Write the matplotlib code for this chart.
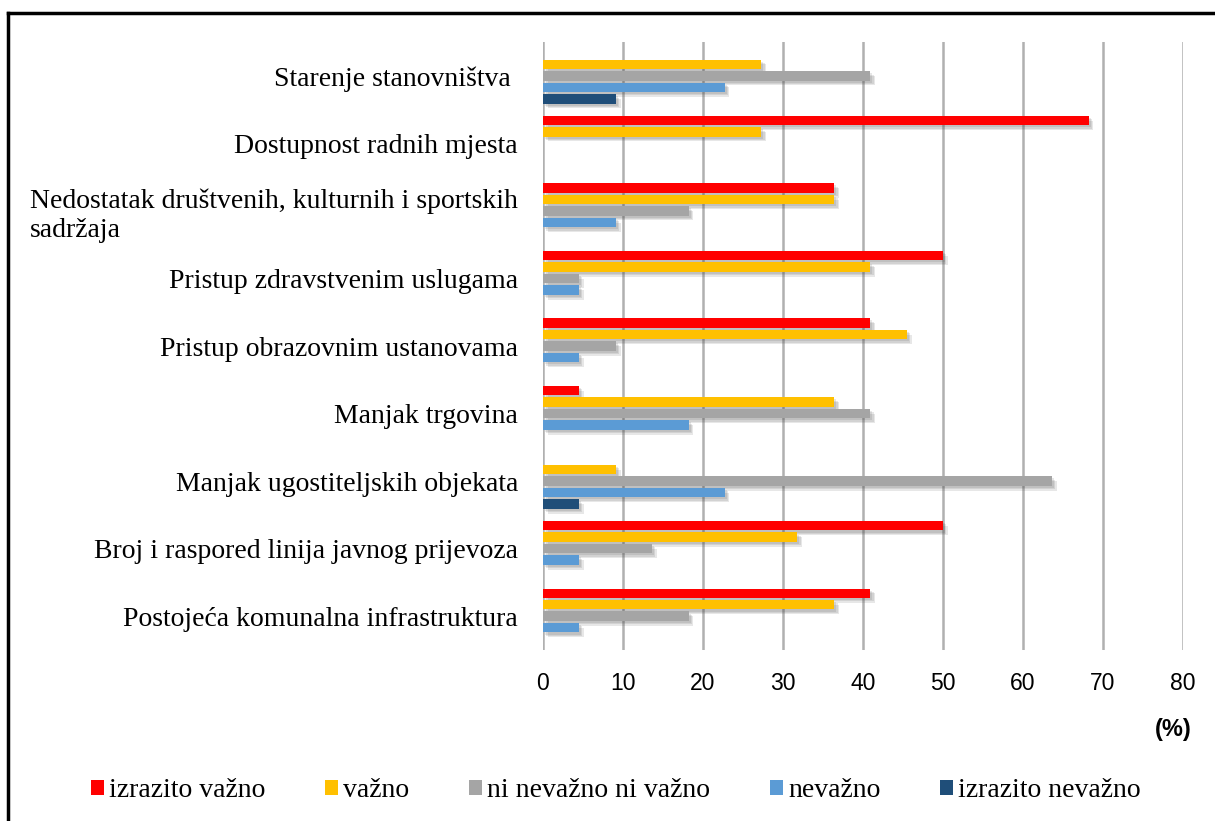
import numpy as np
import matplotlib.pyplot as plt
import matplotlib.patheffects as pe
from matplotlib.lines import Line2D
from matplotlib.patches import Patch

categories = [
    "Starenje stanovništva ",
    "Dostupnost radnih mjesta",
    "Nedostatak društvenih, kulturnih i sportskih\nsadržaja",
    "Pristup zdravstvenim uslugama",
    "Pristup obrazovnim ustanovama",
    "Manjak trgovina",
    "Manjak ugostiteljskih objekata",
    "Broj i raspored linija javnog prijevoza",
    "Postojeća komunalna infrastruktura",
]
series_names = ["izrazito važno", "važno", "ni nevažno ni važno", "nevažno", "izrazito nevažno"]
colors = ["#FF0000", "#FFC000", "#A5A5A5", "#5B9BD5", "#1F4E79"]

izrazito_vazno = [0, 68.2, 36.4, 50.0, 40.9, 4.5, 0, 50.0, 40.9]
vazno = [27.3, 27.3, 36.4, 40.9, 45.5, 36.4, 9.1, 31.8, 36.4]
ni_ni = [40.9, 0, 18.2, 4.5, 9.1, 40.9, 63.6, 13.6, 18.2]
nevazno = [22.7, 0, 9.1, 4.5, 4.5, 18.2, 22.7, 4.5, 4.5]
izrazito_nevazno = [9.1, 0, 0, 0, 0, 0, 4.5, 0, 0]
series = [izrazito_vazno, vazno, ni_ni, nevazno, izrazito_nevazno]

fig = plt.figure(figsize=(12.15, 8.21), dpi=100)
ax = fig.add_axes([0.4469, 0.2083, 0.5268, 0.7405])

y = np.arange(len(categories))
pitch = 0.17
# soft drop shadow built from a few offset copies
shadow = [pe.SimplePatchShadow(offset=(d, -d), shadow_rgbFace="#404040", alpha=0.12)
          for d in (1.5, 2.5, 3.5)] + [pe.Normal()]
for i, (vals, c) in enumerate(zip(series, colors)):
    bars = ax.barh(y + (i - 2) * pitch, vals, height=0.14, color=c, zorder=3)
    for b in bars:
        if b.get_width() > 0:
            b.set_path_effects(shadow)

ax.set_xlim(0, 80)
ax.set_ylim(len(categories) - 0.5, -0.5)
ax.set_xticks(range(0, 81, 10))
ax.set_yticks(y)
ax.set_yticklabels(categories, fontfamily="Liberation Serif", fontsize=20, multialignment="left")
ax.tick_params(axis="both", length=0)
ax.tick_params(axis="y", pad=18)
ax.tick_params(axis="x", pad=16)
for lab in ax.get_xticklabels():
    lab.set_fontfamily("Liberation Sans")
    lab.set_fontsize(16.5)
ax.grid(axis="x", color="#B0B0B0", linewidth=1.8, zorder=0)
ax.grid(axis="y", visible=False)
for s in ax.spines.values():
    s.set_visible(False)

fig.text(0.9654, 0.112, "(%)", fontfamily="Liberation Sans", fontweight="bold", fontsize=17,
         ha="center", va="center")

handles = [Patch(facecolor=c, label=n) for n, c in zip(series_names, colors)]
fig.legend(handles=handles, loc="center", bbox_to_anchor=(0.507, 0.037), ncol=5, frameon=False,
           prop={"family": "Liberation Serif", "size": 20}, handlelength=0.45,
           handleheight=0.45, handletextpad=0.2, columnspacing=2.15)

# border around the chart area (top and left edges visible)
fig.add_artist(Line2D([0.0066, 1.0], [0.9842, 0.9842], color="black", linewidth=2.5,
                      transform=fig.transFigure))
fig.add_artist(Line2D([0.0066, 0.0066], [0.0, 0.9842], color="black", linewidth=2.5,
                      transform=fig.transFigure))

fig.savefig("out.png", dpi=100)
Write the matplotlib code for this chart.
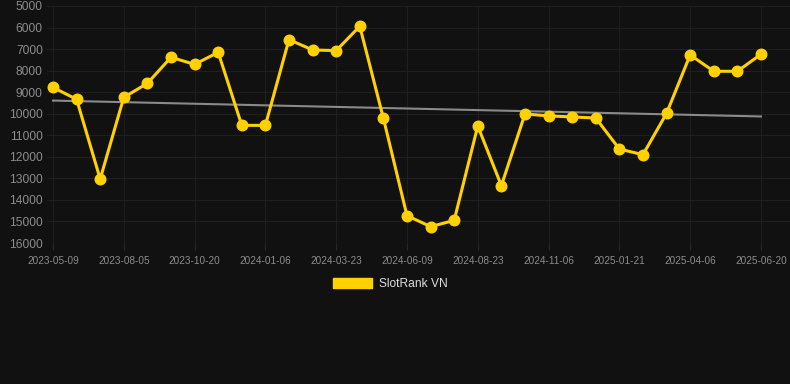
import numpy as np
import matplotlib.pyplot as plt
from matplotlib.patches import Patch

plt.rcParams['font.family'] = ['Liberation Sans', 'DejaVu Sans']

# rank values (lower = better, axis inverted)
ranks = [8780, 9330, 13030, 9240, 8590, 7380, 7710, 7150, 10540, 10540,
         6560, 7040, 7070, 5940, 10210, 14730, 15240, 14950, 10570, 13340,
         10010, 10100, 10150, 10200, 11640, 11900, 9980, 7270, 8030, 8030, 7240]
tick_labels = ['2023-05-09', '2023-08-05', '2023-10-20', '2024-01-06', '2024-03-23',
               '2024-06-09', '2024-08-23', '2024-11-06', '2025-01-21', '2025-04-06',
               '2025-06-20']
tick_step = 3

bg = '#111111'
gold = '#FFD100'

x = np.arange(len(ranks))

fig = plt.figure(figsize=(7.9, 3.84), dpi=100, facecolor=bg)
ax = fig.add_axes([47/790, 1 - 243/384, 743/790, 237/384])
ax.set_facecolor(bg)

# trend line
coef = np.polyfit(x, ranks, 1)
ax.plot(x, np.polyval(coef, x), color='#8a8a8a', lw=1.5, zorder=2)

ax.plot(x, ranks, color=gold, lw=2.2, marker='o', markersize=7.6, zorder=3)

ax.set_ylim(16000, 5000)
ax.set_yticks(np.arange(5000, 16001, 1000))
ax.set_xlim(-0.254, 31.23)
ax.set_xticks(x[::tick_step])
ax.set_xticklabels(tick_labels)

ax.grid(True, color='#1f1f1f', lw=0.8)
ax.set_axisbelow(True)
for s in ax.spines.values():
    s.set_visible(False)
ax.axhline(16000, color='#2a2a2a', lw=0.8, zorder=1)

ax.tick_params(axis='y', colors='#8c8c8c', labelsize=8.64, length=0, pad=3)
ax.tick_params(axis='x', colors='#262626', labelcolor='#8c8c8c', labelsize=7.2,
               length=5, pad=4)

handle = Patch(facecolor=gold, edgecolor=gold)
leg = fig.legend([handle], ['SlotRank VN'], loc='center',
                 bbox_to_anchor=(0.4937, 1 - 284/384), frameon=False,
                 fontsize=8.64, handlelength=3.3, handleheight=0.9,
                 handletextpad=0.55, labelcolor='#dddddd')

plt.savefig('out.png', dpi=100, facecolor=bg)
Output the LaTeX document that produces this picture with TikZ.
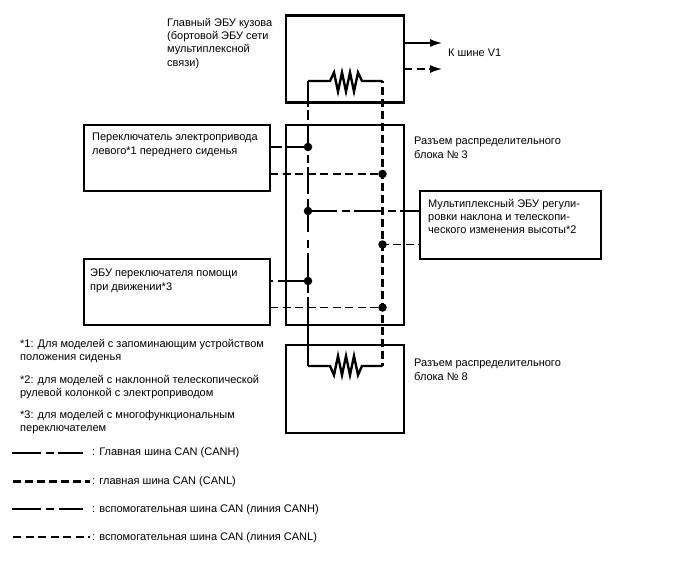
\documentclass[tikz,border=0pt]{standalone}
\usepackage{fontspec}
\setmainfont{Liberation Sans}
\usetikzlibrary{arrows.meta}
\tikzset{
  x=1pt,y=-1pt,
  unitbox/.style={draw=black,line width=2.2pt,rectangle,inner sep=0pt,outer sep=0pt,anchor=north west},
  lbl/.style={anchor=north west,inner sep=0pt,align=left,font=\fontsize{11}{13.3}\selectfont},
  mainh/.style={line width=2.7pt,dash pattern=on 26pt off 3pt on 10pt off 5pt on 26pt off 4pt on 8pt off 4pt on 27pt off 5pt on 8pt off 2pt on 23pt off 8pt on 8pt off 5pt on 40pt off 4pt on 69pt off 0pt},
  mainl/.style={line width=2.7pt,dash pattern=on 8pt off 4pt},
  subh/.style={line width=1.4pt,dash pattern=on 29pt off 5pt on 8pt off 4pt},
  subl/.style={line width=1.4pt,dash pattern=on 8pt off 4.5pt},
  junction/.style={circle,fill=black,inner sep=0pt,minimum size=8.5pt},
  res/.style={line width=2.4pt,line join=miter},
  busarrow/.style={line width=1.4pt,-{Latex[length=12pt,width=8pt]}},
}
\begin{document}
\begin{tikzpicture}
\useasboundingbox (0,0) rectangle (688,560);

% Unit and connector blocks
\node[unitbox,minimum width=118pt,minimum height=87pt] (body) at (286,15.5) {};
\node[unitbox,minimum width=118pt,minimum height=200pt] (jb3) at (286,125) {};
\node[unitbox,minimum width=118pt,minimum height=88pt] (jb8) at (286,345) {};
\node[unitbox,minimum width=186pt,minimum height=66pt] (seat) at (84,125) {};
\node[unitbox,minimum width=186pt,minimum height=66pt] (assist) at (84,259) {};
\node[unitbox,minimum width=181pt,minimum height=68pt] (tilt) at (420,191) {};

% Bus end points and junctions
\coordinate (hTop) at (308,81);
\coordinate (lTop) at (382.5,81);
\coordinate (hBot) at (308,366);
\coordinate (lBot) at (382.5,366);
\node[junction] (j1) at (308,147) {};
\node[junction] (j2) at (382.5,174) {};
\node[junction] (j3) at (308,211) {};
\node[junction] (j4) at (382.5,244.5) {};
\node[junction] (j5) at (308,281) {};
\node[junction] (j6) at (382.5,307.5) {};
\coordinate (toV1h) at (442,43);
\coordinate (toV1l) at (442,69);
\coordinate (bodyH) at (404,43);
\coordinate (bodyL) at (404,69);

% Terminating resistors
\draw[res] (hTop) -- (330,81) -- (334,72.5) -- (338,91.5) -- (342,72.5) -- (346,91.5) -- (350,72.5) -- (354,91.5) -- (358,72.5) -- (362,81) -- (lTop);
\draw[res] (hBot) -- (330,366) -- (334,375) -- (338,356) -- (342,375) -- (346,356) -- (350,375) -- (354,356) -- (358,375) -- (362,366) -- (lBot);

% Main bus
\draw[mainh] (hTop) -- (hBot);
\draw[mainl,dash phase=6pt] (lTop) -- (lBot);

% Branches
\draw[line width=1.4pt,dash pattern=on 12pt off 4pt on 40pt off 0pt] (seat.east |- j1) -- (j1.center);
\draw[subl] (seat.east |- j2) -- (j2.center);
\draw[subh] (j3.center) -- (tilt.west |- j3);
\draw[subl,dash phase=2pt] (j4.center) -- (tilt.west |- j4);
\draw[line width=1.4pt,dash pattern=on 3pt off 5pt on 40pt off 0pt] (assist.east |- j5) -- (j5.center);
\draw[subl] (assist.east |- j6) -- (j6.center);

% Outgoing lines
\draw[busarrow] (bodyH) -- (toV1h);
\draw[busarrow,dash pattern=on 8pt off 4.5pt] (bodyL) -- (toV1l);

% Labels
\node[lbl] (tBody) at (167,18) {Главный ЭБУ кузова\\(бортовой ЭБУ сети\\мультиплексной\\связи)};
\node[lbl] (tV1) at (448,49) {К шине V1};
\node[lbl] (tJb3) at (414,137) {Разъем распределительного\\блока № 3};
\node[lbl] (tJb8) at (414,359) {Разъем распределительного\\блока № 8};
\node[lbl] (tSeat) at (92,133) {Переключатель электропривода\\левого*1 переднего сиденья};
\node[lbl] (tTilt) at (428,199) {Мультиплексный ЭБУ регули-\\ровки наклона и телескопи-\\ческого изменения высоты*2};
\node[lbl] (tAssist) at (90,269) {ЭБУ переключателя помощи\\при движении*3};
\node[lbl] (n1) at (20,339) {*1: Для моделей с запоминающим устройством\\положения сиденья};
\node[lbl] (n2) at (20,375) {*2: для моделей с наклонной телескопической\\рулевой колонкой с электроприводом};
\node[lbl] (n3) at (20,410) {*3: для моделей с многофункциональным\\переключателем};

% Legend
\coordinate (a0) at (12,453);   \coordinate (a1) at (83,453);
\coordinate (b0) at (13,481.5); \coordinate (b1) at (90,481.5);
\coordinate (c0) at (12,509);   \coordinate (c1) at (83,509);
\coordinate (d0) at (13,537);   \coordinate (d1) at (90,537);
\draw[line width=2.7pt,dash pattern=on 29pt off 5pt on 8pt off 4pt] (a0) -- (a1);
\draw[mainl] (b0) -- (b1);
\draw[line width=1.4pt,dash pattern=on 29pt off 5pt on 8pt off 5pt] (c0) -- (c1);
\draw[subl] (d0) -- (d1);
\node[lbl,anchor=west] (la) at (92,453) {: Главная шина CAN (CANH)};
\node[lbl,anchor=west] (lb) at (92,481.5) {: главная шина CAN (CANL)};
\node[lbl,anchor=west] (lc) at (92,509.5) {: вспомогательная шина CAN (линия CANH)};
\node[lbl,anchor=west] (ld) at (92,537.5) {: вспомогательная шина CAN (линия CANL)};
\end{tikzpicture}
\end{document}
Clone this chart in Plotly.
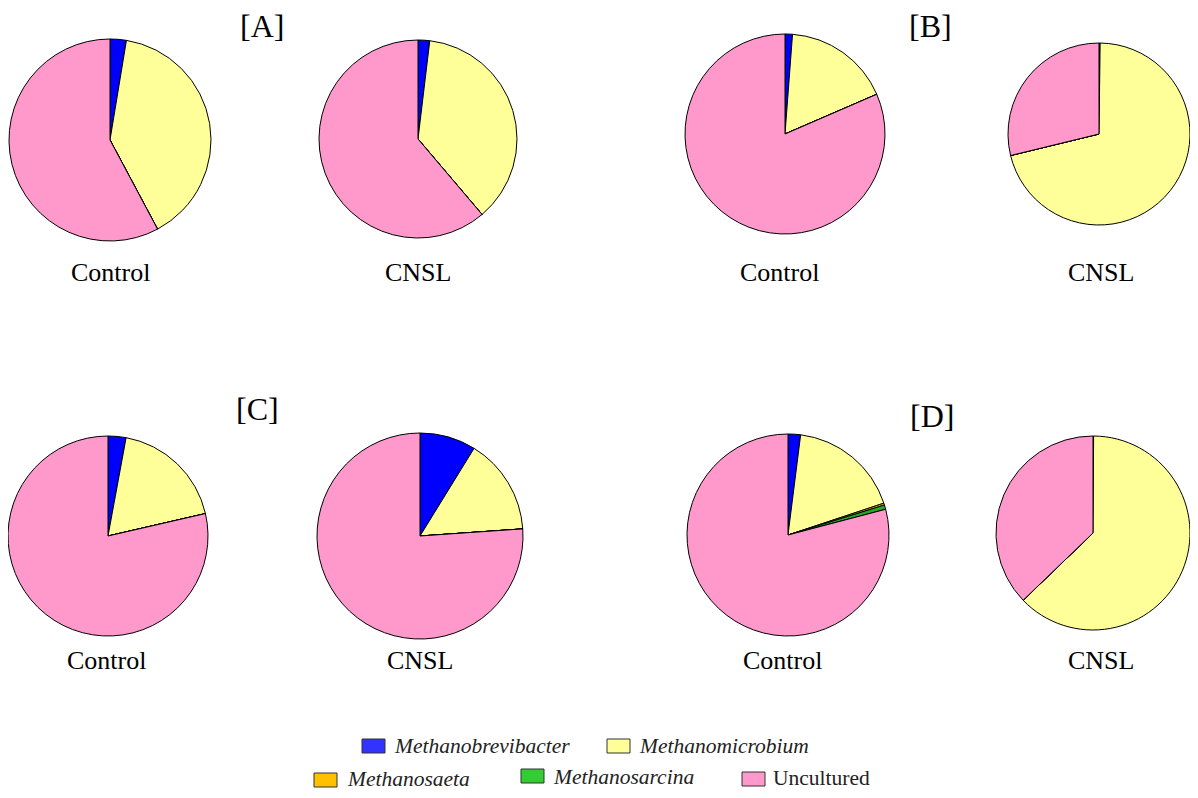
import plotly.graph_objects as go

W, H = 1198, 798
OFF = 8  # default page body margin
FW, FH = W - 2 * OFF, H - 2 * OFF

genera = ["Methanobrevibacter", "Methanomicrobium", "Methanosaeta", "Methanosarcina", "Uncultured"]
colors = ["#0000FF", "#FFFF99", "#FFC000", "#22AA22", "#FF99CC"]

# relative abundance (%) per sample, order as genera
a_control = [2.6, 39.6, 0.0, 0.0, 57.8]
a_cnsl = [1.9, 36.9, 0.0, 0.0, 61.2]
b_control = [1.2, 17.3, 0.0, 0.0, 81.5]
b_cnsl = [0.2, 71.0, 0.0, 0.0, 28.8]
c_control = [2.9, 18.5, 0.0, 0.0, 78.6]
c_cnsl = [8.8, 15.1, 0.0, 0.0, 76.1]
d_control = [2.0, 17.9, 0.3, 0.7, 79.1]
d_cnsl = [0.1, 62.7, 0.0, 0.0, 37.2]

samples = [a_control, a_cnsl, b_control, b_cnsl, c_control, c_cnsl, d_control, d_cnsl]
sample_labels = ["Control", "CNSL"] * 4
panel_labels = ["[A]", "[B]", "[C]", "[D]"]


def px(x):
    return min(max((x - OFF) / FW, 0.0), 1.0)


def py(y):
    return min(max(1 - (y - OFF) / FH, 0.0), 1.0)


# pie centres and radii in pixels (page coordinates)
geom = [(110, 140, 101), (418, 139, 99), (785, 134, 100), (1099, 134, 91),
        (108, 536, 100), (420, 536, 103), (788, 535, 101), (1093, 533, 97)]
label_pos = [(110, 272), (418, 272), (779, 272), (1101, 272),
             (106, 660), (420, 660), (782, 660), (1101, 660)]
panel_pos = [(262, 26), (930, 26), (257, 409), (932, 416)]

fig = go.Figure()
for vals, (cx, cy, r) in zip(samples, geom):
    fig.add_trace(go.Pie(
        labels=genera, values=vals, sort=False, direction="clockwise", rotation=0,
        marker=dict(colors=colors, line=dict(color="black", width=1)),
        textinfo="none", hoverinfo="label+percent", showlegend=False,
        domain=dict(x=[px(cx - r), px(cx + r)], y=[py(cy + r), py(cy - r)]),
    ))

ann = []
for lab, (x, y) in zip(sample_labels, label_pos):
    ann.append(dict(text=lab, x=px(x), y=py(y), xref="paper", yref="paper",
                    xanchor="center", yanchor="middle",
                    showarrow=False, font=dict(size=26, color="black", family="Liberation Serif")))
for lab, (x, y) in zip(panel_labels, panel_pos):
    ann.append(dict(text=lab, x=px(x), y=py(y), xref="paper", yref="paper",
                    xanchor="center", yanchor="middle",
                    showarrow=False, font=dict(size=32, color="black", family="Liberation Serif")))

# manual legend
legend_colors = ["#3333FF", "#FFFF99", "#FFC000", "#33CC33", "#FF99CC"]
legend_swatch = [(362, 746), (607, 746), (314, 780), (521, 776), (742, 779)]
legend_text_y = [746, 746, 779, 777, 778]
legend_text_dx = [30, 30, 31, 30, 29]
shapes = []
for g, c, (x, y), ty, dx in zip(genera, legend_colors, legend_swatch, legend_text_y, legend_text_dx):
    shapes.append(dict(type="rect", xref="paper", yref="paper",
                       x0=px(x), x1=px(x + 23), y0=py(y + 7), y1=py(y - 7),
                       fillcolor=c, line=dict(color="#333333", width=1)))
    ital = g != "Uncultured"
    ann.append(dict(text=f"<i>{g}</i>" if ital else g, x=px(x + dx), y=py(ty),
                    xref="paper", yref="paper", xanchor="left", yanchor="middle", showarrow=False,
                    font=dict(size=21.5, color="#222222", family="Liberation Serif")))

fig.update_layout(width=FW, height=FH, margin=dict(l=0, r=0, t=0, b=0),
                  paper_bgcolor="white", plot_bgcolor="white",
                  annotations=ann, shapes=shapes)
fig.write_html("out.html")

TASK REQUIREMENTS: Every line from the top of the entries through the line that holds "b.set_path_effects(shadow)" is to be quoted exactly, please, and nothing else; omit the pictures.

EXERCISE ANSWER:
Write the matplotlib code for this chart.
import numpy as np
import matplotlib.pyplot as plt
import matplotlib.patheffects as pe
from matplotlib.lines import Line2D
from matplotlib.patches import Patch

categories = [
    "Starenje stanovništva ",
    "Dostupnost radnih mjesta",
    "Nedostatak društvenih, kulturnih i sportskih\nsadržaja",
    "Pristup zdravstvenim uslugama",
    "Pristup obrazovnim ustanovama",
    "Manjak trgovina",
    "Manjak ugostiteljskih objekata",
    "Broj i raspored linija javnog prijevoza",
    "Postojeća komunalna infrastruktura",
]
series_names = ["izrazito važno", "važno", "ni nevažno ni važno", "nevažno", "izrazito nevažno"]
colors = ["#FF0000", "#FFC000", "#A5A5A5", "#5B9BD5", "#1F4E79"]

izrazito_vazno = [0, 68.2, 36.4, 50.0, 40.9, 4.5, 0, 50.0, 40.9]
vazno = [27.3, 27.3, 36.4, 40.9, 45.5, 36.4, 9.1, 31.8, 36.4]
ni_ni = [40.9, 0, 18.2, 4.5, 9.1, 40.9, 63.6, 13.6, 18.2]
nevazno = [22.7, 0, 9.1, 4.5, 4.5, 18.2, 22.7, 4.5, 4.5]
izrazito_nevazno = [9.1, 0, 0, 0, 0, 0, 4.5, 0, 0]
series = [izrazito_vazno, vazno, ni_ni, nevazno, izrazito_nevazno]

fig = plt.figure(figsize=(12.15, 8.21), dpi=100)
ax = fig.add_axes([0.4469, 0.2083, 0.5268, 0.7405])

y = np.arange(len(categories))
pitch = 0.17
# soft drop shadow built from a few offset copies
shadow = [pe.SimplePatchShadow(offset=(d, -d), shadow_rgbFace="#404040", alpha=0.12)
          for d in (1.5, 2.5, 3.5)] + [pe.Normal()]
for i, (vals, c) in enumerate(zip(series, colors)):
    bars = ax.barh(y + (i - 2) * pitch, vals, height=0.14, color=c, zorder=3)
    for b in bars:
        if b.get_width() > 0:
            b.set_path_effects(shadow)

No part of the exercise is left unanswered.